OK, people, let’s get specific: Out of all the schools in the world, which ones are the most transformational when it comes to imagining a new way to think about teaching and learning in the 21st century?
There are a lot of inspiring schools out there, so I want to repeat: which are the most transformational?—?by which I mean schools that are demonstrating, by policy and practice, 10 or more of the 22 core categories from QED Foundation’s Transformational Change Model?
What I find so useful about the QED model is the way it identifies the central pillars of a high-quality education, and then demarcates what each pillar looks like in a traditional, transitional, and transformational setting.
In a traditional school, for example, we tend to assume the student bears the primary responsibility for learning; in a transitional environment, that responsibility shifts to the teacher (see, e.g., just about every recently proposed accountability policy in the U.S.); but in a transformational context, the responsibility is shared via a learning team that includes, and extends beyond, teacher and student.
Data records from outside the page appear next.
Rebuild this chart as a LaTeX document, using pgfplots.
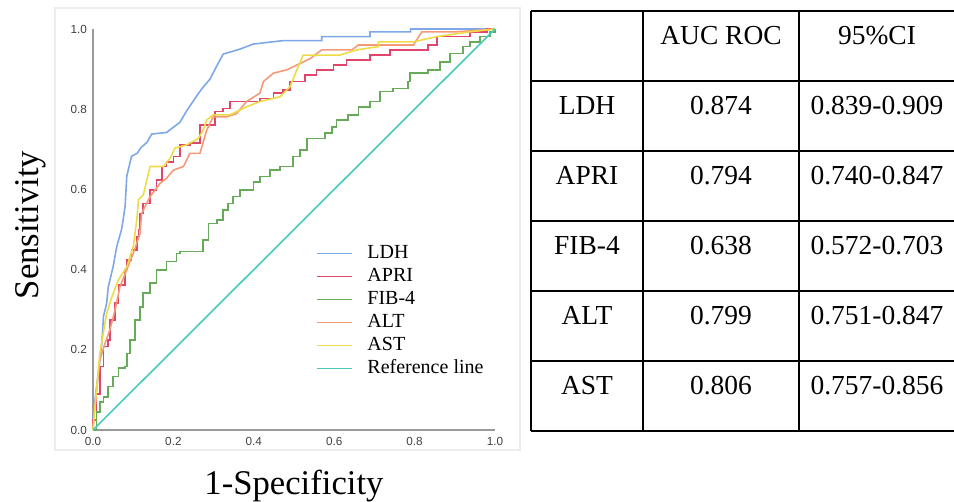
\documentclass[border=0pt]{standalone}
\usepackage{pgfplots}
\pgfplotsset{compat=1.18}
\usepackage{fontspec}
\setmainfont{Liberation Serif}
\newfontfamily\ticksans{Liberation Sans}
\definecolor{cLDH}{HTML}{7EA8E8}
\definecolor{cAPRI}{HTML}{E0456C}
\definecolor{cFIB}{HTML}{66AA5A}
\definecolor{cALT}{HTML}{F49A78}
\definecolor{cAST}{HTML}{EEDB48}
\definecolor{cREF}{HTML}{45CDBA}
\definecolor{axgray}{HTML}{9A9A9A}
\begin{document}
\begin{tikzpicture}
\useasboundingbox (0,0) rectangle (715.5pt,-376.5pt);
\begin{scope}[x=0.75pt,y=-0.75pt]
  % faint frame round the plot image
  \draw[black!7, line width=0.8pt] (55,8) rectangle (520,450);
\end{scope}

\begin{axis}[
  at={(69.75pt,-322.5pt)}, anchor=south west,
  scale only axis,
  width=301.5pt, height=300.75pt,
  xmin=0, xmax=1, ymin=0, ymax=1,
  axis lines*=left,
  axis line style={axgray, line width=1.1pt},
  major tick length=0pt,
  xtick={0,0.2,0.4,0.6,0.8,1}, ytick={0,0.2,0.4,0.6,0.8,1},
  xticklabels={0.0,0.2,0.4,0.6,0.8,1.0},
  yticklabels={0.0,0.2,0.4,0.6,0.8,1.0},
  ticklabel style={font=\ticksans\fontsize{8.8}{10}\selectfont, text=black!75},
  xticklabel style={yshift=-2pt},
  yticklabel style={xshift=-1pt},
  clip=false,
  legend cell align=left,
  legend style={at={(0.556,0.463)}, anchor=north west, draw=none, fill=none,
    font=\fontsize{15}{17}\selectfont, inner sep=0pt, outer sep=0pt,
    column sep=11pt, row sep=3.25pt,
    nodes={inner sep=0pt, text height=10.5pt, text depth=3.5pt}},
  legend image code/.code={\draw[#1, line width=1.2pt] (0pt,0pt) -- (26pt,0pt);},
  every axis plot/.append style={line width=1.2pt},
]
\addplot[cLDH] coordinates {
 (0,0) (0,0.025) (0.005,0.075) (0.013,0.14) (0.022,0.216) (0.026,0.283)
 (0.034,0.316) (0.038,0.357) (0.05,0.407) (0.059,0.457) (0.071,0.5)
 (0.075,0.524) (0.08,0.56) (0.084,0.633) (0.096,0.683) (0.11,0.69)
 (0.12,0.705) (0.134,0.717) (0.146,0.738) (0.183,0.742) (0.2,0.755)
 (0.216,0.767) (0.233,0.796) (0.258,0.833) (0.27,0.85) (0.291,0.875)
 (0.308,0.908) (0.324,0.9375) (0.366,0.95) (0.399,0.9625) (0.473,0.971)
 (0.569,0.971) (0.569,0.981) (0.689,0.981) (0.689,0.993) (0.79,0.993)
 (0.79,1) (1,1)
};
\addlegendentry{LDH}
\addplot[cAPRI, const plot] coordinates {
 (0,0) (0,0.025) (0.009,0.09) (0.017,0.158) (0.026,0.208) (0.038,0.224)
 (0.042,0.274) (0.055,0.316) (0.063,0.362) (0.08,0.4) (0.084,0.424)
 (0.096,0.449) (0.109,0.482) (0.113,0.5) (0.117,0.54) (0.125,0.565)
 (0.142,0.599) (0.158,0.623) (0.171,0.657) (0.183,0.669) (0.2,0.682)
 (0.216,0.711) (0.241,0.715) (0.266,0.761) (0.287,0.761) (0.303,0.794)
 (0.324,0.802) (0.341,0.819) (0.382,0.819) (0.415,0.827) (0.449,0.84)
 (0.473,0.848) (0.49,0.869) (0.527,0.885) (0.556,0.898) (0.598,0.91)
 (0.631,0.923) (0.689,0.935) (0.739,0.948) (0.834,0.96) (0.855,0.981)
 (0.938,0.993) (0.98,1) (1,1)
};
\addlegendentry{APRI}
\addplot[cFIB, const plot] coordinates {
 (0,0) (0.009,0.045) (0.017,0.07) (0.026,0.083) (0.038,0.108) (0.05,0.133)
 (0.063,0.154) (0.08,0.158) (0.084,0.191) (0.092,0.224) (0.104,0.274)
 (0.117,0.307) (0.125,0.341) (0.142,0.366) (0.158,0.399) (0.183,0.42)
 (0.208,0.44) (0.216,0.445) (0.266,0.445) (0.274,0.474) (0.287,0.515)
 (0.308,0.524) (0.324,0.549) (0.336,0.565) (0.349,0.582) (0.366,0.599)
 (0.399,0.619) (0.415,0.632) (0.44,0.648) (0.465,0.657) (0.498,0.682)
 (0.515,0.698) (0.532,0.727) (0.573,0.727) (0.577,0.74) (0.594,0.756)
 (0.606,0.773) (0.635,0.786) (0.66,0.806) (0.689,0.819) (0.714,0.844)
 (0.747,0.852) (0.784,0.869) (0.789,0.89) (0.834,0.898) (0.863,0.918)
 (0.888,0.939) (0.921,0.956) (0.938,0.968) (0.963,0.981) (0.988,0.993)
 (1,1)
};
\addlegendentry{FIB-4}
\addplot[cALT] coordinates {
 (0,0) (0.005,0.06) (0.017,0.175) (0.03,0.216) (0.042,0.25) (0.055,0.3)
 (0.067,0.357) (0.084,0.4) (0.1,0.44) (0.117,0.49) (0.121,0.54)
 (0.142,0.582) (0.167,0.615) (0.183,0.628) (0.2,0.648) (0.225,0.657)
 (0.241,0.69) (0.266,0.69) (0.283,0.748) (0.299,0.781) (0.333,0.781)
 (0.357,0.789) (0.382,0.819) (0.415,0.84) (0.424,0.869) (0.449,0.89)
 (0.482,0.898) (0.515,0.914) (0.54,0.926) (0.569,0.948) (0.644,0.948)
 (0.66,0.96) (0.797,0.96) (0.818,0.993) (0.905,0.993) (1,1)
};
\addlegendentry{ALT}
\addplot[cAST] coordinates {
 (0,0) (0.005,0.058) (0.017,0.191) (0.034,0.291) (0.047,0.332)
 (0.063,0.374) (0.084,0.407) (0.1,0.457) (0.109,0.524) (0.113,0.574)
 (0.125,0.586) (0.142,0.657) (0.175,0.657) (0.192,0.678) (0.204,0.703)
 (0.233,0.711) (0.262,0.727) (0.274,0.748) (0.283,0.773) (0.299,0.786)
 (0.341,0.786) (0.382,0.806) (0.415,0.819) (0.465,0.831) (0.49,0.856)
 (0.507,0.898) (0.523,0.935) (0.614,0.935) (0.656,0.948) (0.71,0.956)
 (0.71,0.968) (0.797,0.968) (0.855,0.981) (0.938,0.993) (1,1)
};
\addlegendentry{AST}
\addplot[cREF] coordinates {(0,0) (1,1)};
\addlegendentry{Reference line}
\end{axis}

\begin{scope}[x=0.75pt,y=-0.75pt]
  % axis titles
  \node[rotate=90, anchor=base, font=\fontsize{26}{30}\selectfont] at (38,225) {Sensitivity};
  \node[anchor=base, font=\fontsize{26}{30}\selectfont] at (294,494) {1-Specificity};
  % table
  \foreach \yy in {11,81,151,221,291,361,431}
    \draw[line width=1.4pt] (531,\yy) -- (960,\yy);
  \foreach \xx in {531,643,799}
    \draw[line width=1.4pt] (\xx,11) -- (\xx,431);
  \begin{scope}[every node/.style={anchor=base, font=\fontsize{20.6}{24}\selectfont}]
    \node at (721,45) {AUC ROC};
    \node at (877,45) {95\%CI};
    \node at (587,115) {LDH};   \node at (721,115) {0.874}; \node at (877,115) {0.839-0.909};
    \node at (587,185) {APRI};  \node at (721,185) {0.794}; \node at (877,185) {0.740-0.847};
    \node at (587,255) {FIB-4}; \node at (721,255) {0.638}; \node at (877,255) {0.572-0.703};
    \node at (587,325) {ALT};   \node at (721,325) {0.799}; \node at (877,325) {0.751-0.847};
    \node at (587,395) {AST};   \node at (721,395) {0.806}; \node at (877,395) {0.757-0.856};
  \end{scope}
\end{scope}
\end{tikzpicture}
\end{document}
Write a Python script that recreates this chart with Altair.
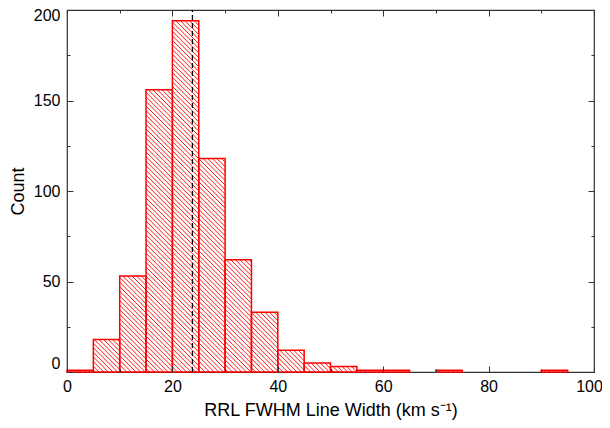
import altair as alt
import pandas as pd
import numpy as np

# ---- data ----
BIN_STARTS = [0, 5, 10, 15, 20, 25, 30, 35, 40, 45, 50, 55, 60, 65, 70, 75, 80, 85, 90, 95]
COUNTS = [1, 18, 53, 156, 194, 118, 62, 33, 12, 5, 3, 1, 1, 0, 1, 0, 0, 0, 1, 0]
BIN_WIDTH = 5
MEAN_WIDTH = [23.8]
X_DOMAIN = [0, 100]
Y_DOMAIN = [0, 200]
X_MAJOR = [0, 20, 40, 60, 80, 100]
X_MINOR = [10, 30, 50, 70, 90]
Y_MAJOR = [0, 50, 100, 150, 200]
Y_MINOR = [25, 75, 125, 175]
X_TITLE = "RRL FWHM Line Width (km s\u207b\u00b9)"
Y_TITLE = "Count"

# ---- layout / style ----
W, H = 527, 362
FONT = "Liberation Sans"
RED = "#ff0000"
FRAME = "#333333"
MAJOR, MINOR = 6, 3
HATCH_STEP = 4.6  # px between hatch lines (horizontal)

bars = pd.DataFrame({
    "x0": BIN_STARTS,
    "x1": [b + BIN_WIDTH for b in BIN_STARTS],
    "count": COUNTS,
})
bars = bars[bars["count"] > 0].reset_index(drop=True)

# hatch segments ("\" direction) derived from the bars, in data units
sx = W / (X_DOMAIN[1] - X_DOMAIN[0])
sy = H / (Y_DOMAIN[1] - Y_DOMAIN[0])
segs = []
for x0, x1, c in zip(bars["x0"], bars["x1"], bars["count"]):
    U0, U1, V = x0 * sx, x1 * sx, c * sy
    k = int(np.floor(U0 / HATCH_STEP)) + 1
    while k * HATCH_STEP < U1 + V:
        cc = k * HATCH_STEP
        ua = max(U0, cc - V)
        ub = min(U1, cc)
        if ub > ua:
            segs.append({"xa": ua / sx, "ya": (cc - ua) / sy,
                         "xb": ub / sx, "yb": (cc - ub) / sy})
        k += 1
hatch = pd.DataFrame(segs)

mean_df = pd.DataFrame({"m": MEAN_WIDTH, "lo": [Y_DOMAIN[0]], "hi": [Y_DOMAIN[1]]})

xs = alt.Scale(domain=X_DOMAIN, nice=False, zero=False)
ys = alt.Scale(domain=Y_DOMAIN, nice=False)


def ax(orient, values, size, labels=False, title=None, **extra):
    kw = dict(orient=orient, values=values, tickSize=size, offset=-size,
              domain=False, grid=False, labels=labels, ticks=True,
              tickColor=FRAME, tickWidth=1, zindex=2, title=title)
    if labels:
        kw.update(labelFont=FONT, labelFontSize=16, labelColor="black",
                  labelFlush=False, labelOverlap=False)
    if title:
        kw.update(titleFont=FONT, titleFontSize=18, titleFontWeight="normal",
                  titleColor="black")
    kw.update(extra)
    return alt.Axis(**kw)


fill_layer = alt.Chart(bars).mark_bar(fill="white", strokeWidth=0).encode(
    x=alt.X("x0:Q", scale=xs, axis=ax("top", X_MINOR, MINOR)),
    x2="x1:Q",
    y=alt.Y("count:Q", scale=ys, axis=ax("right", Y_MINOR, MINOR)),
    y2=alt.Y2(datum=0),
)

hatch_layer = alt.Chart(hatch).mark_rule(color=RED, strokeWidth=0.9).encode(
    x=alt.X("xa:Q", scale=xs,
            axis=ax("bottom", X_MAJOR, MAJOR, labels=True, title=X_TITLE,
                    labelPadding=6, titlePadding=7,
                    labelOffset={"condition": {"test": "datum.value === 100", "value": -5}, "value": 0})),
    x2="xb:Q",
    y=alt.Y("ya:Q", scale=ys,
            axis=ax("left", Y_MAJOR, MAJOR, labels=True, title=Y_TITLE,
                    labelPadding=7, titlePadding=6,
                    labelOffset={"condition": [
                        {"test": "datum.value === 0", "value": -9},
                        {"test": "datum.value === 200", "value": 5},
                    ], "value": 0})),
    y2="yb:Q",
)

outline_layer = alt.Chart(bars).mark_bar(fill="transparent", stroke=RED, strokeWidth=1.5).encode(
    x=alt.X("x0:Q", scale=xs, axis=ax("bottom", X_MINOR, MINOR)),
    x2="x1:Q",
    y=alt.Y("count:Q", scale=ys, axis=ax("left", Y_MINOR, MINOR)),
    y2=alt.Y2(datum=0),
)

mean_layer = alt.Chart(mean_df).mark_rule(color="black", strokeWidth=1.3, strokeDash=[5, 3]).encode(
    x=alt.X("m:Q", scale=xs, axis=ax("top", X_MAJOR, MAJOR)),
    y=alt.Y("lo:Q", scale=ys, axis=ax("right", Y_MAJOR, MAJOR)),
    y2="hi:Q",
)

chart = alt.layer(fill_layer, hatch_layer, outline_layer, mean_layer).resolve_axis(
    x="independent", y="independent"
).properties(
    width=W, height=H,
    autosize=alt.AutoSizeParams(type="none"),
    padding={"left": 59, "top": 2, "right": 8, "bottom": 48},
).configure_view(stroke=FRAME, strokeWidth=1.2)

chart.save("out.html", embed_options={"renderer": "svg", "actions": False})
Of course, learning teams are just one part of a holistic system of environmental conditions. That’s why, taken together, the QED change model helps clarify what we need, and which stages our own evolution will need to pass through, in order to pull K-12 schooling out of the Industrial-era model and into a new Information-era paradigm.
Because that sort of clarity is in short supply, too often we hold up models of school reform that are, at best, examples of transitional progress, not transformational change.
With that caveat in place, please help me find the best set of transformational schools the world has to offer. Where are the schools that are demonstrating a transformational approach to teaching and learning? And in which specific ways are they doing so?
I look forward to your recommendations and ideas.